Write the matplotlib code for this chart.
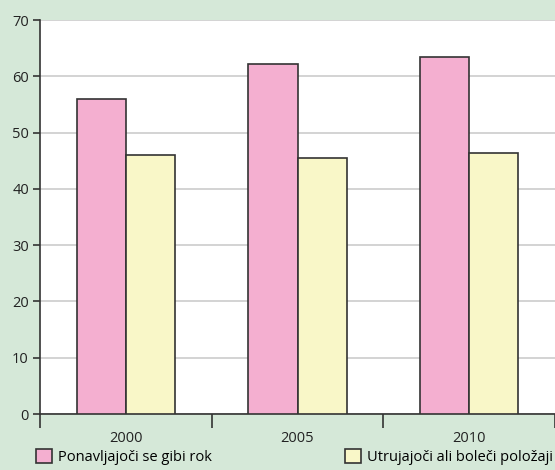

____

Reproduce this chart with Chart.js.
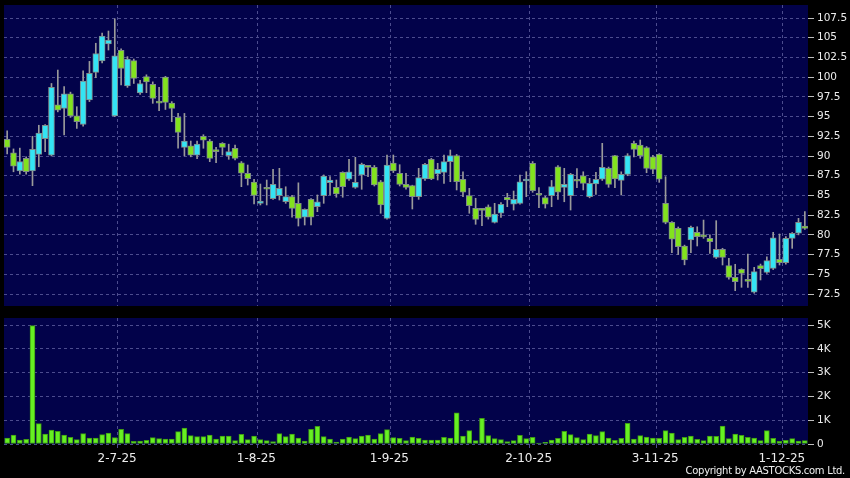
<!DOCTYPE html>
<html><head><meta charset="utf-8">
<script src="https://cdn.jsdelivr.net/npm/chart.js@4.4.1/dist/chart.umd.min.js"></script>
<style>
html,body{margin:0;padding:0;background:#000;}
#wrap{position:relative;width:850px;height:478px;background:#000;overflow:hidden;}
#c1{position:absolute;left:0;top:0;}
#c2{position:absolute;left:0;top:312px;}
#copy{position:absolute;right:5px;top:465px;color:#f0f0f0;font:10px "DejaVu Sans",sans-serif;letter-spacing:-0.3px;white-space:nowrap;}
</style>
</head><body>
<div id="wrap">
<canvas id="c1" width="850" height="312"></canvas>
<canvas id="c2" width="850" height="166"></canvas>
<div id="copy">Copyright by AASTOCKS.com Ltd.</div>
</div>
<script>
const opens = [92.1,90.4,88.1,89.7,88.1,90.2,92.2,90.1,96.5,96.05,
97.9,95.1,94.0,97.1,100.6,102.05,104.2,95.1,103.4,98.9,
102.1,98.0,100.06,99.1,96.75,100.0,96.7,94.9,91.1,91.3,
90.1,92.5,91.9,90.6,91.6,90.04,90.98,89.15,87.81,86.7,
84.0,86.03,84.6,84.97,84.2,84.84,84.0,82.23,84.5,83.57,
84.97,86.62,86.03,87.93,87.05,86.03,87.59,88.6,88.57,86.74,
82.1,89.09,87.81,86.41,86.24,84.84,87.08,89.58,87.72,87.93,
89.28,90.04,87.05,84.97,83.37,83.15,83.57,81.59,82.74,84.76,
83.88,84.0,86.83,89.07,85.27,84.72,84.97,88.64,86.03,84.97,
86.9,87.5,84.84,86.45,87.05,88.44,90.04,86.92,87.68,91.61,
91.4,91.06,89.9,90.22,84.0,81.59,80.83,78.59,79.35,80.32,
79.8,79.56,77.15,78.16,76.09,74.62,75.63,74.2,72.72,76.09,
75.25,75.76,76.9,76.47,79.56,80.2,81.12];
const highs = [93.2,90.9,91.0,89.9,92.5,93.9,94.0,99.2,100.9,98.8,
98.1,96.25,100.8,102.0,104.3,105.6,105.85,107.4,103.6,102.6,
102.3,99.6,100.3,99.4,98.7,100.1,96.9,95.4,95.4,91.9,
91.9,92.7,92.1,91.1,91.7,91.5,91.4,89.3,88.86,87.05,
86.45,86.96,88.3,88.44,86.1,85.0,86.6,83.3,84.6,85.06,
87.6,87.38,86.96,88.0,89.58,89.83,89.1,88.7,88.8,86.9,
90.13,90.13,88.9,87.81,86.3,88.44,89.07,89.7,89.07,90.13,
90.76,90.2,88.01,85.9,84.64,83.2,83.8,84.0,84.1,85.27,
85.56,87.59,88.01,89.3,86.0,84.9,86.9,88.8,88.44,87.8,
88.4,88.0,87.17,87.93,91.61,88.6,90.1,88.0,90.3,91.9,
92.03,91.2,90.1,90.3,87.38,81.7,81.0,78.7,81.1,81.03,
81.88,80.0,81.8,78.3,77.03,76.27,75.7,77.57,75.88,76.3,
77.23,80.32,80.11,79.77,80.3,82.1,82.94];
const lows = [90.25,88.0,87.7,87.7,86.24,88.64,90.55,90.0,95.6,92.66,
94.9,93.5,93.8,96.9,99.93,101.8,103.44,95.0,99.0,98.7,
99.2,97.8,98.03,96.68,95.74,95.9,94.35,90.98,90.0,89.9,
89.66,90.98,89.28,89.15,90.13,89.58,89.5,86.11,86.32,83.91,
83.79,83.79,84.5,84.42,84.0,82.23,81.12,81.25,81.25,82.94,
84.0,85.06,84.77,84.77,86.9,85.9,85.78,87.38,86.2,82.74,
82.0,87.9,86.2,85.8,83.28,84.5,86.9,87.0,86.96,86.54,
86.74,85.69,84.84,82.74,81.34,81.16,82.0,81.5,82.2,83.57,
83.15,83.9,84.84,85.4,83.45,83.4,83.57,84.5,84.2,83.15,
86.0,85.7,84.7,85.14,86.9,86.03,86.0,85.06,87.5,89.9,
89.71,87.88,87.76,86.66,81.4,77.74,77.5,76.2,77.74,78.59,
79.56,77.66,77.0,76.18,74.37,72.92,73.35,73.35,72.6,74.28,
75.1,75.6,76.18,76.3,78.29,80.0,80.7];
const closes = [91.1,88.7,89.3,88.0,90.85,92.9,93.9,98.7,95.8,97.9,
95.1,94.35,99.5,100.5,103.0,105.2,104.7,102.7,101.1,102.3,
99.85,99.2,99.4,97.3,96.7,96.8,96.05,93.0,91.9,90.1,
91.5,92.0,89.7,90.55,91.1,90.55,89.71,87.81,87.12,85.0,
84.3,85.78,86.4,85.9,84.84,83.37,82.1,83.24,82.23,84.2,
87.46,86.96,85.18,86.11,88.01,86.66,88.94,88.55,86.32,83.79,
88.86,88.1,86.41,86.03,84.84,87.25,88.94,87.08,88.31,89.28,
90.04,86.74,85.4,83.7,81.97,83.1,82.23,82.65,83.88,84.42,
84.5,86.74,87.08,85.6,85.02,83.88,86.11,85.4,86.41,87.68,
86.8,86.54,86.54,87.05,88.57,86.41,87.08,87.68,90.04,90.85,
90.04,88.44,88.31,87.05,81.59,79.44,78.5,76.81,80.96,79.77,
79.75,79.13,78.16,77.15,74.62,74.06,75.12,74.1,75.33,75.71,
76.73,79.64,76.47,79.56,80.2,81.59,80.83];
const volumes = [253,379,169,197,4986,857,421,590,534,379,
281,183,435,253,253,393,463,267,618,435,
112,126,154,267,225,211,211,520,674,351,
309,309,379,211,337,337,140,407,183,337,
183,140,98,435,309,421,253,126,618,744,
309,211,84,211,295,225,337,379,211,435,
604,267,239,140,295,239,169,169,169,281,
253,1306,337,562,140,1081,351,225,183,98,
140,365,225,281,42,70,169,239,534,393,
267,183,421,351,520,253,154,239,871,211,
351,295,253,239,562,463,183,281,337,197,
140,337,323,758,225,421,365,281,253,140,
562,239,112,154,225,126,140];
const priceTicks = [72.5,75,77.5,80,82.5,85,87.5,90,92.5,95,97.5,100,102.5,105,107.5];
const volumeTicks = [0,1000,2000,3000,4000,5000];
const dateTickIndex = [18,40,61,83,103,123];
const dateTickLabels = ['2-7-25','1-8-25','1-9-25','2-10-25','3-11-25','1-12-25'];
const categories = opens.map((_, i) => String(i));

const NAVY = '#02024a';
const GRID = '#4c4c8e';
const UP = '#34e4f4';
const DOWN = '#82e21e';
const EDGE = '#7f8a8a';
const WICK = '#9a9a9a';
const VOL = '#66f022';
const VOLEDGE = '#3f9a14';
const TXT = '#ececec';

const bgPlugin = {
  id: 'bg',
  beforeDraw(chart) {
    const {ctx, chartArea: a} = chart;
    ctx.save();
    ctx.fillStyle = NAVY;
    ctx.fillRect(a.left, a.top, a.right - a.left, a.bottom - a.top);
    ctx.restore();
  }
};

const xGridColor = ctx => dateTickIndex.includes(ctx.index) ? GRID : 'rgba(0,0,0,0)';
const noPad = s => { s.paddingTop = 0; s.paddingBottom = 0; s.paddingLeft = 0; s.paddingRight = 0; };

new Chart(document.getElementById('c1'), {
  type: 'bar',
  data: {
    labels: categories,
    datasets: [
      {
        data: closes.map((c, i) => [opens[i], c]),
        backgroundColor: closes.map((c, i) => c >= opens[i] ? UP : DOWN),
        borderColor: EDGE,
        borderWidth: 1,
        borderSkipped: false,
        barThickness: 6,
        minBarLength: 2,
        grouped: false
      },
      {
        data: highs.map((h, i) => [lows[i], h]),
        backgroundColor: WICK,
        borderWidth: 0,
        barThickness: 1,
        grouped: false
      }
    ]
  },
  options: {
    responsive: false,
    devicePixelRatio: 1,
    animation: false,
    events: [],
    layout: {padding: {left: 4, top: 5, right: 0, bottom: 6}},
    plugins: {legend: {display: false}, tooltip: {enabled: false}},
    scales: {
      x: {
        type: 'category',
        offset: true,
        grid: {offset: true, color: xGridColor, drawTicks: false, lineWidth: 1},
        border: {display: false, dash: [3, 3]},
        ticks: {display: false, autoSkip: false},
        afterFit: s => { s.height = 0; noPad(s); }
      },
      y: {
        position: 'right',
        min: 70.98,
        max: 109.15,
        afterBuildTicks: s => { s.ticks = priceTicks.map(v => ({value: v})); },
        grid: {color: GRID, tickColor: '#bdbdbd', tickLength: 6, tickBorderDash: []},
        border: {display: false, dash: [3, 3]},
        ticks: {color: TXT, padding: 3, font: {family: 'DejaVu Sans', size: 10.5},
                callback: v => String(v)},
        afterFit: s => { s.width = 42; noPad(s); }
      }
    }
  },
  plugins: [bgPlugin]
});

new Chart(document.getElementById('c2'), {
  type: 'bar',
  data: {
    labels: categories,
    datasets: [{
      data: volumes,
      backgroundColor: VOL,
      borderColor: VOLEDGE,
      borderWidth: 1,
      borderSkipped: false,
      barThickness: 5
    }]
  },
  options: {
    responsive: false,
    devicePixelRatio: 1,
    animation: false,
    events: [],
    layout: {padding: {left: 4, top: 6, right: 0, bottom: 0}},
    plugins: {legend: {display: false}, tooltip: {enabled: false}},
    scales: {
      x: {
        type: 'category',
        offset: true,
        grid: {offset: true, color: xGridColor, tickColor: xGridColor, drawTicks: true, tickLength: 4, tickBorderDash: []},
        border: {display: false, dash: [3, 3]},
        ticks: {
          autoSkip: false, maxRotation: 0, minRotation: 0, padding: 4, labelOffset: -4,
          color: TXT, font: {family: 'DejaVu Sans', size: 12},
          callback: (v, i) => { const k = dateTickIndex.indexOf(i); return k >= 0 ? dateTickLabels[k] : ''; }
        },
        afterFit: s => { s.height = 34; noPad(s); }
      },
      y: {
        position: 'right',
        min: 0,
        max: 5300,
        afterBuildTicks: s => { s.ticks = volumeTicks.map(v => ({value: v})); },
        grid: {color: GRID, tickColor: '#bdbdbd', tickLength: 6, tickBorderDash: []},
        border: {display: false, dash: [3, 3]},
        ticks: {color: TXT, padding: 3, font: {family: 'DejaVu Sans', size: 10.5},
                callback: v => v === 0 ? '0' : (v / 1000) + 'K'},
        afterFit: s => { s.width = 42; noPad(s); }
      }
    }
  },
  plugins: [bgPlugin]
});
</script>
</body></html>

____

* [Task to complete] For the material, find the number of lines holding the word "this" and give that figure and nothing more.

* [Worked answer] 2